8/22/2007

Moving On...



We are in the apartment of the Eldest Unnamed One. It is the big, final Move In Day and the time has come to say goodbye. He sits in the swivel armchair he’s spent the morning assembling while I lean against the doorframe beside him.

“You know,” he says. “It’s weird. One minute you live at home and the next you’re in some apartment on your own.”

My heart snaps right in two. I can’t help myself. I reach over and pretend to flick a piece of dust from a lock of his hair. I won’t make this any harder than I know it already is- for both of us. After all, this is the brave boy who finally burst into tears on his fifth birthday after I’d said for the millionth time that day, “Now you’re Mama’s Big Boy.”

“I don’t want to be your Big Boy!” he’d sobbed. I want to be who I am!



I realize now it was my adjustment to make- my baby was no longer a toddler. It was time to let go of that phase and begin the next one. I was the one who had to remind myself of that, over and over again, until I could find some peace with losing my treasured baby to a more independent child- the child who marched up the steps of the Kindergarten bus and never once looked back.

I know now how hard that must have been for him, what inner strength my child uses to make those big transitions seem easy. Funny how we learn so much, often in retrospect, from our precious children.

Lately, more so than ever, I try and think what my own father would do- or did do- when faced with one of these life-altering situations. I summon up memory and try to respond as I imagine he would. This one is easy. We had so many goodbyes, so many times, and always he made the parting easy on me.

Once, after I’d moved 800 miles away to live in the South, I asked him how he stood the long times between our visits because I was so homesick.

“Oh,” he said. “I create my Nancy in my head and even when you’re not here, when I miss you, I just summon her up and there’s “my” Nancy. I store up our times together and play them back and it’s like you’re right here.”

I believed him then. I felt much less guilty about having chosen to run off to the far away south. I had more strength to live my new life.

Every single leave-taking was the same, even his dying. He always smiled but he always walked us out to our cars then stood watching until we were out of sight. The last image we would have in our rearview mirrors was always that of him standing there, smiling and waving goodbye.

Later, when the boys were teenagers and I knew how much our visits meant, I would drive around the bend in the road, stop and cry because it was always so hard to leave him.

He would always be sure, at some point in our visits to tell me how proud he was of us, how great it was to watch us becoming the people we were. Dad packed us full of confidence and unconditional love- the sent us back out into our worlds without one string attached.

And we always came back home.

“It’s weird. One minute you live at home and the next you’re in some apartment on your own,” he said.
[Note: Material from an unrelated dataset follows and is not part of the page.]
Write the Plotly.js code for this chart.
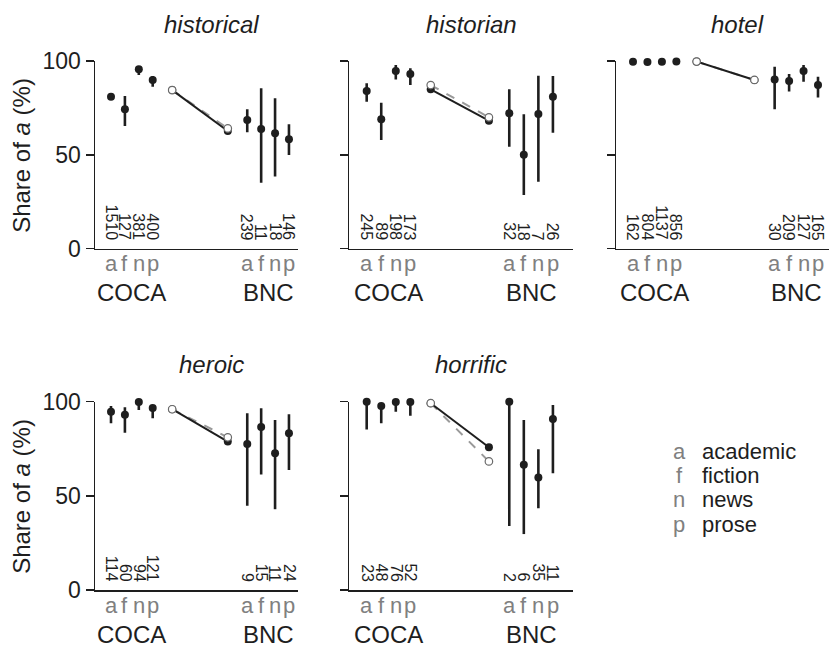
<!DOCTYPE html>
<html><head><meta charset="utf-8">
<script src="https://cdn.plot.ly/plotly-3.0.1.min.js"></script>
<style>html,body{margin:0;padding:0;background:#fff}#chart{width:829px;height:648px}</style>
</head><body><div id="chart"></div>
<script>
// ---------------- data ----------------
const words = ["historical", "historian", "hotel", "heroic", "horrific"];
const registers = ["a", "f", "n", "p"];
const registerNames = ["academic", "fiction", "news", "prose"];
const corpora = ["COCA", "BNC"];
const yTicks = [0, 50, 100];

// historical
const historicalCoca = [81.0, 74.3, 95.6, 89.9];
const historicalCocaLo = [79.6, 65.4, 92.5, 86.3];
const historicalCocaHi = [82.3, 81.4, 97.0, 92.0];
const historicalBnc = [68.6, 63.8, 61.5, 58.3];
const historicalBncLo = [62.0, 35.2, 38.4, 49.9];
const historicalBncHi = [74.3, 85.5, 80.1, 66.3];
const historicalCocaN = [1510, 127, 381, 400];
const historicalBncN = [239, 11, 18, 146];
const historicalOverall = [84.5, 62.7];
const historicalWeighted = [84.5, 64.1];

// historian
const historianCoca = [84.0, 68.9, 94.7, 93.1];
const historianCocaLo = [78.3, 57.9, 90.2, 87.2];
const historianCocaHi = [88.2, 77.8, 97.9, 96.1];
const historianBnc = [72.1, 50.1, 71.8, 81.0];
const historianBncLo = [54.3, 28.6, 35.7, 61.8];
const historianBncHi = [84.9, 71.6, 92.2, 92.0];
const historianCocaN = [245, 89, 198, 173];
const historianBncN = [32, 18, 7, 26];
const historianOverall = [84.9, 68.2];
const historianWeighted = [87.2, 70.0];

// hotel
const hotelCoca = [99.6, 99.5, 99.6, 99.7];
const hotelCocaLo = [98.3, 99.0, 99.2, 99.3];
const hotelCocaHi = [100, 99.9, 99.9, 100];
const hotelBnc = [90.2, 89.3, 94.7, 87.2];
const hotelBncLo = [74.3, 83.7, 89.0, 80.5];
const hotelBncHi = [97.0, 93.1, 97.9, 91.6];
const hotelCocaN = [162, 804, 1137, 856];
const hotelBncN = [30, 209, 127, 165];
const hotelOverall = [99.7, 89.9];
const hotelWeighted = [99.7, 89.9];

// heroic
const heroicCoca = [94.7, 93.1, 99.8, 96.7];
const heroicCocaLo = [88.5, 83.5, 95.6, 91.2];
const heroicCocaHi = [97.7, 97.0, 100, 98.2];
const heroicBnc = [77.5, 86.6, 72.6, 83.2];
const heroicBncLo = [44.8, 61.4, 42.9, 63.7];
const heroicBncHi = [93.8, 96.5, 90.3, 93.3];
const heroicCocaN = [114, 60, 94, 121];
const heroicBncN = [9, 15, 11, 24];
const heroicOverall = [96.0, 78.8];
const heroicWeighted = [96.0, 81.1];

// horrific
const horrificCoca = [100, 97.7, 99.8, 99.8];
const horrificCocaLo = [85.3, 88.5, 94.7, 92.6];
const horrificCocaHi = [100, 99.2, 100, 100];
const horrificBnc = [100, 66.5, 59.8, 90.8];
const horrificBncLo = [34.0, 29.7, 43.4, 62.0];
const horrificBncHi = [100, 90.3, 74.7, 98.2];
const horrificCocaN = [23, 48, 76, 52];
const horrificBncN = [2, 6, 35, 11];
const horrificOverall = [99.2, 75.8];
const horrificWeighted = [99.2, 68.3];

const panels = [
  {coca: historicalCoca, cocaLo: historicalCocaLo, cocaHi: historicalCocaHi, bnc: historicalBnc, bncLo: historicalBncLo, bncHi: historicalBncHi, cocaN: historicalCocaN, bncN: historicalBncN, overall: historicalOverall, weighted: historicalWeighted},
  {coca: historianCoca, cocaLo: historianCocaLo, cocaHi: historianCocaHi, bnc: historianBnc, bncLo: historianBncLo, bncHi: historianBncHi, cocaN: historianCocaN, bncN: historianBncN, overall: historianOverall, weighted: historianWeighted},
  {coca: hotelCoca, cocaLo: hotelCocaLo, cocaHi: hotelCocaHi, bnc: hotelBnc, bncLo: hotelBncLo, bncHi: hotelBncHi, cocaN: hotelCocaN, bncN: hotelBncN, overall: hotelOverall, weighted: hotelWeighted},
  {coca: heroicCoca, cocaLo: heroicCocaLo, cocaHi: heroicCocaHi, bnc: heroicBnc, bncLo: heroicBncLo, bncHi: heroicBncHi, cocaN: heroicCocaN, bncN: heroicBncN, overall: heroicOverall, weighted: heroicWeighted},
  {coca: horrificCoca, cocaLo: horrificCocaLo, cocaHi: horrificCocaHi, bnc: horrificBnc, bncLo: horrificBncLo, bncHi: horrificBncHi, cocaN: horrificCocaN, bncN: horrificBncN, overall: horrificOverall, weighted: horrificWeighted}
];

// ---------------- layout geometry ----------------
const W = 829, H = 648;
const FONT = "Liberation Sans, Arial, Helvetica, sans-serif";
const INK = "#1e1e1e";
const GRAY = "#808080";
const colDomPx = [[95, 298], [349, 573], [616, 829]];
const colRange = [[-0.151, 14.45], [-0.216, 15.18], [-0.176, 14.56]];
const rowDomPx = [[61, 248.7], [401.7, 590]];
const cocaX = [1, 2, 3, 4];
const linkX = [5.4, 9.4];
const bncX = [10.8, 11.8, 12.8, 13.8];
const py = p => (H - p) / H;
const px = p => p / W;

const traces = [];
const annotations = [];
const layout = {
  width: W, height: H,
  margin: {l: 0, r: 0, t: 0, b: 0},
  paper_bgcolor: "#fff", plot_bgcolor: "#fff",
  showlegend: false,
  font: {family: FONT, color: INK}
};

panels.forEach((d, i) => {
  const row = i < 3 ? 0 : 1, col = i % 3;
  const k = i === 0 ? "" : String(i + 1);
  const xa = "x" + k, ya = "y" + k;
  layout["xaxis" + k] = {
    domain: [px(colDomPx[col][0]), px(colDomPx[col][1])],
    range: colRange[col], anchor: ya,
    showline: true, linecolor: INK, linewidth: 1.5,
    showgrid: false, zeroline: false, ticks: "", showticklabels: false, fixedrange: true
  };
  layout["yaxis" + k] = {
    domain: [py(rowDomPx[row][1]), py(rowDomPx[row][0])],
    range: [0, 100], anchor: xa,
    showline: true, linecolor: INK, linewidth: 1.5,
    showgrid: false, zeroline: false,
    ticks: "outside", ticklen: 8, tickwidth: 1.5, tickcolor: INK,
    tickvals: yTicks, ticktext: yTicks.map(String),
    showticklabels: col === 0,
    tickfont: {family: FONT, size: 23, color: INK}, fixedrange: true
  };

  // gray dashed weighted link (below)
  traces.push({x: linkX, y: d.weighted, xaxis: xa, yaxis: ya, type: "scatter", mode: "lines",
    line: {color: "#9a9a9a", width: 2, dash: "dash"}, cliponaxis: false, hoverinfo: "skip"});
  // black overall link with filled markers
  traces.push({x: linkX, y: d.overall, xaxis: xa, yaxis: ya, type: "scatter", mode: "lines+markers",
    line: {color: INK, width: 2}, marker: {color: INK, size: 8}, cliponaxis: false, hoverinfo: "skip"});
  // open markers for weighted
  traces.push({x: linkX, y: d.weighted, xaxis: xa, yaxis: ya, type: "scatter", mode: "markers",
    marker: {color: "#fff", size: 7.5, line: {color: "#6a6a6a", width: 1.2}}, cliponaxis: false, hoverinfo: "skip"});

  // register points with intervals
  [[cocaX, d.coca, d.cocaLo, d.cocaHi], [bncX, d.bnc, d.bncLo, d.bncHi]].forEach(([xs, m, lo, hi]) => {
    traces.push({x: xs, y: m, xaxis: xa, yaxis: ya, type: "scatter", mode: "markers",
      marker: {color: INK, size: 8},
      error_y: {type: "data", symmetric: false,
        array: m.map((v, j) => hi[j] - v), arrayminus: m.map((v, j) => v - lo[j]),
        color: INK, thickness: 2.6, width: 0},
      cliponaxis: false, hoverinfo: "skip"});
  });

  // counts (rotated)
  [[cocaX, d.cocaN], [bncX, d.bncN]].forEach(([xs, ns]) => {
    ns.forEach((n, j) => annotations.push({
      x: xs[j], y: 3.8, xref: xa, yref: ya, text: String(n), showarrow: false,
      textangle: 90, xanchor: "center", yanchor: "bottom", borderpad: 0,
      font: {family: FONT, size: 16, color: INK}
    }));
  });

  // register letters below axis and corpus names
  const axisPx = rowDomPx[row][1];
  [[cocaX, 0], [bncX, 1]].forEach(([xs, c]) => {
    xs.forEach((xv, j) => annotations.push({
      x: xv, y: py(axisPx + 15), xref: xa, yref: "paper", text: registers[j], showarrow: false,
      xanchor: "center", yanchor: "middle", font: {family: FONT, size: 22, color: GRAY}
    }));
    annotations.push({
      x: (xs[0] + xs[3]) / 2, y: py(axisPx + 44), xref: xa, yref: "paper", text: corpora[c], showarrow: false,
      xanchor: "center", yanchor: "middle", font: {family: FONT, size: 24, color: INK}
    });
  });

  // panel title
  annotations.push({
    x: 8.2, y: py(row === 0 ? 25 : 365), xref: xa, yref: "paper", text: "<i>" + words[i] + "</i>",
    showarrow: false, xanchor: "center", yanchor: "middle", font: {family: FONT, size: 24, color: INK}
  });

  // y title
  if (col === 0) {
    annotations.push({
      x: px(22), y: py((rowDomPx[row][0] + rowDomPx[row][1]) / 2 + 1), xref: "paper", yref: "paper",
      text: "Share of <i>a</i> (%)", textangle: -90, showarrow: false,
      xanchor: "center", yanchor: "middle", font: {family: FONT, size: 24, color: INK}
    });
  }
});

// legend key
const legendRowsPx = [451, 475, 499, 524];
registers.forEach((r, j) => {
  annotations.push({x: px(679), y: py(legendRowsPx[j]), xref: "paper", yref: "paper", text: r,
    showarrow: false, xanchor: "center", yanchor: "middle", font: {family: FONT, size: 22, color: GRAY}});
  annotations.push({x: px(700), y: py(legendRowsPx[j]), xref: "paper", yref: "paper", text: registerNames[j],
    showarrow: false, xanchor: "left", yanchor: "middle", font: {family: FONT, size: 22, color: INK}});
});

layout.annotations = annotations;
Plotly.newPlot("chart", traces, layout, {staticPlot: true, displayModeBar: false});
</script>
</body></html>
“I know,” I answered. “It’s gotta feel a little strange but cool, huh? I mean, your first apartment. College. Wow! I am so proud of you. You guys are gonna be fine.”

“I know.”

“Besides,” I can’t help but add. “We’re only an hour away and you know how us moms are, always looking to feed you or maybe even pop in now and then, just to maybe bring you a casserole or something. It’s not like you can get rid of us so easily.”

The Wench Beloved, having just been through all of this with her mom, studies the screen of her laptop with fierce intensity, pretending not to be a part of this conversation but I know her by now. I see the quick blink of her eyes and feel the emotion that sits just on the edge of spilling over.



I stand up; look at the Youngest Unnamed One and Mertis and say, “Well, we’d better get on the road and let these two get settled in.”

“I’ll walk you out,” the Eldest said. There is so much of his grandfather in this child. I love him so very much.

We walk out to the parking lot and he watches us from the top of the fire escape. I remember suddenly all the times he’d ride off to school with his father and I would come running out at the last minute in my bunny slippers and bathrobe, my hair sticking out at all angles and cry, “Bye-bye, Honeycakes!”

“Wait!” I instruct. “Don’t move! I need a picture!” A picture just like every other first day of school, a picture to remember the passing of yet another year. A picture that doesn’t need to be taken because the memories are etched forever in my heart.

2 comments:

Heather said...

This is such a great post, Nancy...it brought tears to my eyes and made me think back to my own parting with my mom when I first moved away for college. I always thought that she took it so well and secretly wondered why she wasn't as upset about it as I was. Now, maybe I think she wasn't as unaffected as I thought..she was just trying to make it easier for me. I can only hope that I can do the same thing that you did when the time eventually comes for me to be standing in the very same place.

Anonymous said...

Oh, dear. I'm in tears again. Thank you for this.

You have wonderful boys. and you're an amazing mom.